Four thousand miles west of Los Angeles and 200 miles north of Tahiti in the South Pacific, a ring of white coral atolls surface out of warm turquoise waters. Here, in Tikehau, French Polynesia, looking out his thatch house, shark swimmer and free diver Denis Grosmaire watches over migrating whales and, by his estimation, 30 black-tipped sharks.
“I like to dive barefoot with tiger sharks,” says the 44-year-old Grosmaire, describing the day this photo was captured in Tikehau in November 2021. Thirty feet down at the edge of a coral reef that drops thousands of feet into the Pacific, he was swimming with two other tiger sharks when an unfamiliar 1,100-pound tiger shark appeared out of the blue.

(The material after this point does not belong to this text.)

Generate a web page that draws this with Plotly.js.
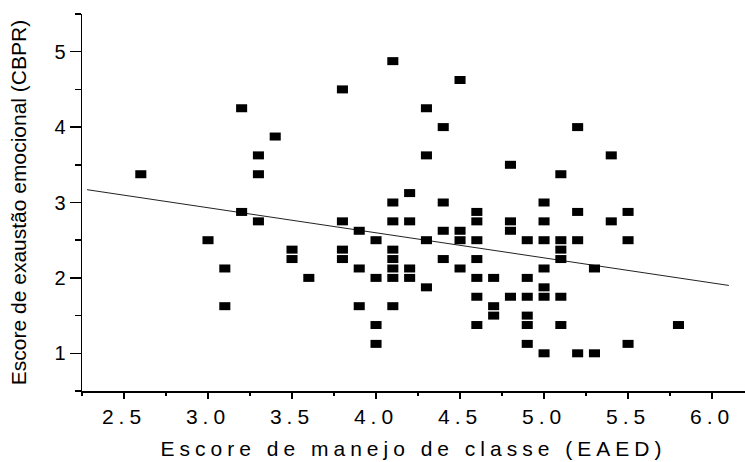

“She is a female, young, less than nine feet and pregnant. I will have some nephews soon,” the Frenchman says with a grin.
Grosmaire grew up spearfishing and making four-hour open ocean swims in French Polynesia—he’s lived here since age 2—and he knows the dangers of swimming with sharks, which kill 10 people each year worldwide. Tiger sharks, his favorite, can grow up to 15 feet and 1,400 pounds, and they’re the second- or third-most predatory fish behind bull sharks and great whites.
“There’s a common misconception from movies that sharks are the most dangerous creature in the world, but they’re not,” he says. “We can co-exist with sharks.” He hugs and kisses them. And he studies their personalities and moods.
Things don’t always go as planned. During a guided tour with Grosmaire earlier this year, he sat down next to me on a boat and shared a video showing himself meeting a massive tiger shark face to face. As he went in for a kiss, the shark opened its mouth around Denis’ mask and snorkel before Denis pulled away. “That was last week,” he said. “I fucked up. Had I not reacted so quickly, I wouldn’t be here today.” Once his head was clear of the shark’s teeth, he gently pushed its face back with one hand. “This was the shark I swim the most with,” he said. “She didn’t mean to almost bite me.”